SCIASCIA
After three years I have finally read all six of the Granta reprints of Leonardo Sciascia's work. Less of an achievement than it may sound, given that the longest of them doesn't come to much over 200 pages, if that; nevertheless, I'm satisfied to have done it. Sciascia is considered one of the most able and significant of 20th century Italian writers, and perhaps the writer on Sicily if you exclude Lampedusa. Naturally, in Britain, which doesn't really value writers - when was the last time you saw a writer on Parkinson? - he's often punted as a highly polished detective novelist, but the Granta reprints cover crime fiction, the political thriller, naturalistic short stories, historical fiction and political commentary.
And yet, out of The Day of the Owl, Equal Danger, The Wine-Dark Sea, Sicilian Uncles, The Knight and Death & One Way or Another, The Moro Affair, I can really only recommend The Day of the Owl, which is I admit a detective story, but one which carries, implies, suggests so much more. (That's recommend in the sense of, you have to burn 94% of your library, so what are you going to keep? All of them can be read with pleasure and reward.) There is clearly something significant going on in One Way or Another (Todo Modo), which presages the events of the Moro affair and the writing of The Moro Affair, but I'm going to have to re-read it slowly.
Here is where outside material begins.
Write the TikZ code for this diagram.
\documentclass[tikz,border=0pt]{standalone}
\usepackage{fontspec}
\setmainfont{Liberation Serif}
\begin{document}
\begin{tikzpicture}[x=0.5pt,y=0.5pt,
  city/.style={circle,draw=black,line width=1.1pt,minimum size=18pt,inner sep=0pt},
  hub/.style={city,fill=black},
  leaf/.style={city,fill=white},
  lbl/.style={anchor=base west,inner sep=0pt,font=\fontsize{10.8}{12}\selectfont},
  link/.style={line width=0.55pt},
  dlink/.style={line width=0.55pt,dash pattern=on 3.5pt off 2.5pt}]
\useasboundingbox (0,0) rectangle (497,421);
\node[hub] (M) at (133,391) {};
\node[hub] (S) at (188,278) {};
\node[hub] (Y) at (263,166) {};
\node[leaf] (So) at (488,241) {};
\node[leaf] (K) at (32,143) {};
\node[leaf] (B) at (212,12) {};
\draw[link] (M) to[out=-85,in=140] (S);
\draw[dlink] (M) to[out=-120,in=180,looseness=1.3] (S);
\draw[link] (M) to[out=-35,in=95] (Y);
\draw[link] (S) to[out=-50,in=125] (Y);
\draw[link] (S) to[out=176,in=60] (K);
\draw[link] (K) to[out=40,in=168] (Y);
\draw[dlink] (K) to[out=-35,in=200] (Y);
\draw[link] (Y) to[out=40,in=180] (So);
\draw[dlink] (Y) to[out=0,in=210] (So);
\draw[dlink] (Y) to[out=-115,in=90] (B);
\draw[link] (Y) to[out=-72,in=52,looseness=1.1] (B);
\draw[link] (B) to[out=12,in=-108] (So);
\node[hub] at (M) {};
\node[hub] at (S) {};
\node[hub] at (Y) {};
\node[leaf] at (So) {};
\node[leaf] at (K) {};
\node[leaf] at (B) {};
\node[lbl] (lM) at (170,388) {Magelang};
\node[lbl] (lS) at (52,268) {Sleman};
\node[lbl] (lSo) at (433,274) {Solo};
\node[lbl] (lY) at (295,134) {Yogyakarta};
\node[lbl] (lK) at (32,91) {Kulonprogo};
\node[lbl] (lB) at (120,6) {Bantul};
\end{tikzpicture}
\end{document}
Perhaps it's the genre element of The Day of the Owl which makes it easier to tap into.
A man running across a square in an unnamed town in Sicily is shot dead in front of a bus-load of people, yet when the police arrive, no-one has seen anything. Slowly, meticulously, with patience and determination, a former partisan from the north, Captain Bellodi of the carabinieri, begins to pick away at the layers of deceit, fear and manipulation which protect the perpetrators. Meanwhile, their friends in Palermo and Rome begin to take an interest, knowing that the chain Bellodi is uncovering leads up and up.
I have read The Day of the Owl three times, and will read it again, not simply for the pleasure of revisiting but knowing there will be something new to discover. Not bad for a book of just over 100 pages.
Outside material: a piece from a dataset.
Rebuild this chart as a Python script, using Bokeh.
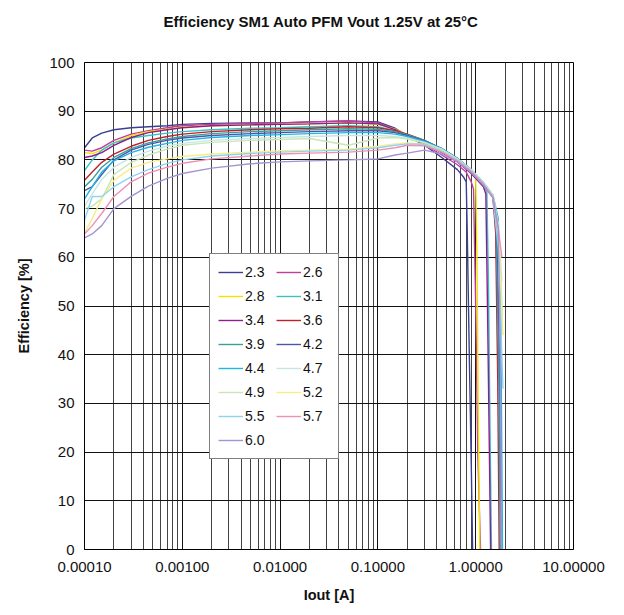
from bokeh.plotting import figure
from bokeh.models import (Range1d, FixedTicker, PrintfTickFormatter, Legend,
                          LegendItem, Title)
from bokeh.embed import file_html
from bokeh.resources import INLINE

# Input voltages (legend labels) and colours
VIN_LABELS = ["2.3", "2.6", "2.8", "3.1", "3.4", "3.6", "3.9", "4.2",
              "4.4", "4.7", "4.9", "5.2", "5.5", "5.7", "6.0"]
COLORS = ["#3b3f92", "#c23c9c", "#f2e200", "#38c2c4", "#8e1f8f", "#c0202e",
          "#3aa19a", "#4d57aa", "#22b4e6", "#c6e6e4", "#c9e6b4", "#f6ee86",
          "#8fd3f2", "#f08fb2", "#a394d2"]

# Load currents shared by every curve up to the roll-off [A]
IOUT_COMMON = [0.0001, 0.00012, 0.00015, 0.0002, 0.0003, 0.00045, 0.0007,
               0.001, 0.002, 0.005, 0.01, 0.02, 0.05, 0.1, 0.15, 0.2, 0.3,
               0.45, 0.65]

# Efficiency [%] at IOUT_COMMON
EFF_2V3 = [82.5, 84.5, 85.5, 86.2, 86.6, 86.8, 87.0, 87.3, 87.5, 87.6, 87.6, 87.8, 88.0, 87.8, 86.5, 85.0, 83.0, 80.5, 78.0]
EFF_2V6 = [82.0, 81.8, 82.5, 84.0, 85.3, 86.0, 86.6, 87.0, 87.3, 87.5, 87.6, 87.8, 88.0, 87.6, 86.3, 85.0, 83.2, 81.0, 79.0]
EFF_2V8 = [81.5, 81.3, 82.0, 83.5, 85.0, 85.8, 86.3, 86.7, 87.0, 87.2, 87.3, 87.4, 87.6, 87.3, 86.3, 85.2, 83.6, 81.8, 79.8]
EFF_3V1 = [77.8, 80.0, 82.0, 83.5, 84.5, 85.0, 85.5, 85.8, 86.2, 86.5, 86.6, 86.8, 87.0, 86.8, 86.0, 85.2, 83.8, 82.0, 80.0]
EFF_3V4 = [80.5, 80.8, 81.5, 83.0, 84.6, 85.6, 86.2, 86.6, 87.0, 87.2, 87.3, 87.4, 87.6, 87.4, 86.2, 85.0, 83.4, 81.5, 79.6]
EFF_3V6 = [75.8, 77.5, 79.5, 81.2, 82.8, 84.0, 84.8, 85.3, 85.8, 86.2, 86.4, 86.5, 86.8, 86.6, 86.0, 85.3, 84.0, 82.2, 80.2]
EFF_3V9 = [74.5, 76.0, 78.5, 80.5, 82.3, 83.5, 84.3, 84.8, 85.4, 85.8, 86.0, 86.2, 86.4, 86.3, 85.8, 85.2, 84.0, 82.3, 80.3]
EFF_4V2 = [73.7, 74.5, 77.0, 80.0, 82.0, 83.2, 84.0, 84.5, 85.0, 85.4, 85.6, 85.8, 86.0, 86.0, 85.6, 85.0, 83.9, 82.3, 80.3]
EFF_4V4 = [72.0, 74.5, 77.5, 79.8, 81.5, 82.6, 83.4, 84.0, 84.6, 85.0, 85.2, 85.4, 85.6, 85.6, 85.3, 84.8, 83.8, 82.3, 80.3]
EFF_4V7 = [70.5, 73.0, 76.0, 78.5, 80.5, 81.8, 82.8, 83.4, 84.0, 84.4, 84.6, 84.8, 85.0, 85.0, 84.8, 84.5, 83.6, 82.2, 80.2]
EFF_4V9 = [70.0, 70.5, 72.0, 77.0, 79.5, 81.0, 82.2, 83.0, 83.6, 84.0, 84.2, 84.4, 83.0, 84.5, 84.6, 84.3, 83.5, 82.0, 80.1]
EFF_5V2 = [65.0, 68.0, 72.0, 75.8, 78.3, 79.5, 80.2, 80.7, 81.2, 81.6, 81.9, 82.0, 82.2, 82.8, 83.3, 83.5, 83.2, 81.8, 80.0]
EFF_5V5 = [67.6, 72.5, 72.5, 74.5, 76.5, 78.0, 79.3, 80.0, 80.8, 81.3, 81.6, 81.8, 82.0, 82.5, 83.0, 83.3, 83.2, 81.8, 80.0]
EFF_5V7 = [64.8, 66.5, 69.0, 72.5, 75.5, 77.3, 78.5, 79.3, 80.2, 80.8, 81.2, 81.4, 81.6, 82.0, 82.5, 83.0, 82.9, 81.6, 79.8]
EFF_6V0 = [64.0, 64.8, 66.5, 70.0, 72.5, 74.6, 76.2, 77.2, 78.3, 79.2, 79.6, 79.8, 80.0, 80.2, 81.0, 81.4, 82.0, 81.2, 79.6]

# Heavy-load tails: current [A] and efficiency [%] past 0.65 A
TAIL_I_2V3 = [0.75, 0.8, 0.82, 0.86, 0.9, 0.93]
TAIL_E_2V3 = [76.5, 75.5, 65.0, 40.0, 18.0, 0.0]
TAIL_I_2V6 = [0.8, 0.9, 0.95, 1.0, 1.05, 1.12]
TAIL_E_2V6 = [77.5, 75.5, 74.0, 50.0, 20.0, 0.0]
TAIL_I_2V8 = [0.9, 1.0, 1.03, 1.06, 1.1]
TAIL_E_2V8 = [77.3, 76.3, 60.0, 30.0, 0.0]
TAIL_I_3V1 = [0.9, 1.2, 1.3, 1.35, 1.4, 1.45]
TAIL_E_3V1 = [77.6, 74.8, 73.5, 55.0, 25.0, 0.0]
TAIL_I_3V4 = [0.9, 1.2, 1.27, 1.32, 1.38, 1.42]
TAIL_E_3V4 = [77.2, 74.5, 73.0, 50.0, 20.0, 0.0]
TAIL_I_3V6 = [0.9, 1.2, 1.5, 1.6, 1.68, 1.74]
TAIL_E_3V6 = [77.8, 75.2, 72.3, 65.0, 35.0, 0.0]
TAIL_I_3V9 = [0.9, 1.2, 1.5, 1.62, 1.72, 1.78]
TAIL_E_3V9 = [78.0, 75.3, 72.5, 66.0, 35.0, 0.0]
TAIL_I_4V2 = [0.9, 1.2, 1.5, 1.65, 1.75, 1.84]
TAIL_E_4V2 = [78.0, 75.3, 72.6, 67.0, 40.0, 0.0]
TAIL_I_4V4 = [0.9, 1.2, 1.5, 1.7, 1.8, 1.88]
TAIL_E_4V4 = [78.0, 75.4, 72.8, 68.0, 50.0, 0.0]
TAIL_I_4V7 = [0.9, 1.2, 1.5, 1.7, 1.85]
TAIL_E_4V7 = [78.0, 75.4, 72.8, 67.0, 55.0]
TAIL_I_4V9 = [0.9, 1.2, 1.5, 1.7, 1.88]
TAIL_E_4V9 = [77.9, 75.3, 72.7, 66.0, 48.0]
TAIL_I_5V2 = [0.9, 1.2, 1.5, 1.7, 1.9]
TAIL_E_5V2 = [77.8, 75.2, 72.6, 65.0, 44.0]
TAIL_I_5V5 = [0.9, 1.2, 1.5, 1.7, 1.9]
TAIL_E_5V5 = [77.8, 75.2, 72.6, 62.0, 33.0]
TAIL_I_5V7 = [0.9, 1.2, 1.5, 1.7, 1.85]
TAIL_E_5V7 = [77.6, 75.0, 72.4, 66.0, 60.0]
TAIL_I_6V0 = [0.9, 1.2, 1.5, 1.7, 1.78, 1.84]
TAIL_E_6V0 = [77.4, 74.8, 72.2, 66.0, 40.0, 0.0]

CURVES = [
    (EFF_2V3, TAIL_I_2V3, TAIL_E_2V3), (EFF_2V6, TAIL_I_2V6, TAIL_E_2V6),
    (EFF_2V8, TAIL_I_2V8, TAIL_E_2V8), (EFF_3V1, TAIL_I_3V1, TAIL_E_3V1),
    (EFF_3V4, TAIL_I_3V4, TAIL_E_3V4), (EFF_3V6, TAIL_I_3V6, TAIL_E_3V6),
    (EFF_3V9, TAIL_I_3V9, TAIL_E_3V9), (EFF_4V2, TAIL_I_4V2, TAIL_E_4V2),
    (EFF_4V4, TAIL_I_4V4, TAIL_E_4V4), (EFF_4V7, TAIL_I_4V7, TAIL_E_4V7),
    (EFF_4V9, TAIL_I_4V9, TAIL_E_4V9), (EFF_5V2, TAIL_I_5V2, TAIL_E_5V2),
    (EFF_5V5, TAIL_I_5V5, TAIL_E_5V5), (EFF_5V7, TAIL_I_5V7, TAIL_E_5V7),
    (EFF_6V0, TAIL_I_6V0, TAIL_E_6V0),
]

TITLE = "Efficiency SM1 Auto PFM Vout 1.25V at 25°C"

# Axis ticks
X_MAJOR = [0.0001, 0.001, 0.01, 0.1, 1.0, 10.0]
X_MINOR = [m * d for d in X_MAJOR[:-1] for m in range(2, 10)]
Y_TICKS = list(range(0, 101, 10))

FONT = "Liberation Sans"

p = figure(width=624, height=615, x_axis_type="log",
           x_range=Range1d(0.0001, 10), y_range=Range1d(0, 100),
           output_backend="svg", toolbar_location=None,
           min_border_left=84, min_border_right=51,
           min_border_top=62, min_border_bottom=66)

p.outline_line_color = "black"
p.outline_line_alpha = 1.0
p.background_fill_color = "white"
p.border_fill_color = "white"

# Blank strip between frame and heading, then the heading itself
spacer = Title(text=" ", text_font=FONT, text_font_size="15px", standoff=4)
heading = Title(text=TITLE, text_font=FONT, text_font_style="bold",
                text_font_size="15px", align="left", offset=79, standoff=20,
                text_color="#111111")
p.add_layout(spacer, "above")
p.add_layout(heading, "above")

p.xaxis.ticker = FixedTicker(ticks=X_MAJOR, minor_ticks=X_MINOR)
p.xaxis.formatter = PrintfTickFormatter(format="%.5f")
p.yaxis.ticker = FixedTicker(ticks=Y_TICKS)

for ax in (p.xaxis, p.yaxis):
    ax.major_tick_out = 0
    ax.major_tick_in = 0
    ax.minor_tick_out = 0
    ax.minor_tick_in = 0
    ax.axis_line_color = "black"
    ax.major_label_text_font = FONT
    ax.major_label_text_font_size = "15px"
    ax.major_label_text_color = "#111111"
    ax.axis_label_text_font = FONT
    ax.axis_label_text_font_style = "bold"
    ax.axis_label_text_font_size = "14.5px"
    ax.axis_label_text_color = "#111111"

p.xaxis.axis_label = "Iout [A]"
p.yaxis.axis_label = "Efficiency [%]"
p.xaxis.major_label_standoff = 12
p.xaxis.axis_label_standoff = 12
p.yaxis.major_label_standoff = 10
p.yaxis.axis_label_standoff = 14

p.xgrid.grid_line_color = "#111111"
p.xgrid.grid_line_alpha = 1.0
p.xgrid.minor_grid_line_color = "#444444"
p.xgrid.minor_grid_line_alpha = 1.0
p.ygrid.grid_line_color = "#111111"
p.ygrid.grid_line_alpha = 1.0

renderers = {}
for label, color, (eff, ti, te) in zip(VIN_LABELS, COLORS, CURVES):
    renderers[label] = p.line(IOUT_COMMON + ti, eff + te,
                              line_color=color, line_width=1.4)

# Legend reads across the rows: odd entries left, even entries right
left_col = VIN_LABELS[0::2]
right_col = VIN_LABELS[1::2]
items = [LegendItem(label=lab, renderers=[renderers[lab]])
         for lab in left_col + right_col]

legend = Legend(items=items, ncols=2, nrows=8, location=(125, 90),
                glyph_width=25, glyph_height=20, label_height=20,
                label_width=27, label_standoff=2, spacing=4, padding=8,
                border_line_color="black", border_line_width=1,
                background_fill_color="white", background_fill_alpha=1.0,
                label_text_font=FONT, label_text_font_size="14px",
                label_text_color="#111111")
p.add_layout(legend)

open("out.html", "w").write(file_html(p, INLINE))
Sciascia doesn't offer solutions - he describes conundrums, reflecting the paradoxes of Sicily itself: soil-rich yet perpetually poor; conquered by dozens of invaders yet retaining its own character; part of Italy, and yet not (did you know that there was a quite serious suggestion from within the island to make Sicily an American state after the end of WWII?); and crippled by over a century of the omnipresent Mafia, which with the political elites (insofar as the two can now be distinguished) continues to stifle, pervert or ruin every attempt to introduce anything resembling natural justice and fair government, a condition which has spread to all of Italy according to Peter Robb (see his excellent Midnight in Sicily). I can only assume that the knotty, allusive character of the Sicilian dialect is reflected in Sciascia's Italian - certainly the English is tremendously compressed and precise in a way which makes me think of Alan Garner - there's as much to be learned from what isn't said, from what's implied, as there is from what's stated. There's no doubt that in places this is deliberate - Sciascia himself says explicitly in an afterword to The Day of the Owl that he was forced to cut and cut again, not to protect the innocent, but the guilty. That's a very Sciascian - and, one guesses, Sicilian - inversion.
Really what he is doing in all his work is giving us - as one puff says - fables about the nature of power, and there's a tremendous amount to be learned from him. Not least in a country where the Prime Minister can lie to Parliament and the nation, be found out, and not be impeached.
Having a feel for the subterranean movements in Italian society, and a particular sensitivity to those tremors that started in Sicily and later hit the mainland, Sciascia condensed tendencies into images and acts with such precision that reality followed where his imagination led.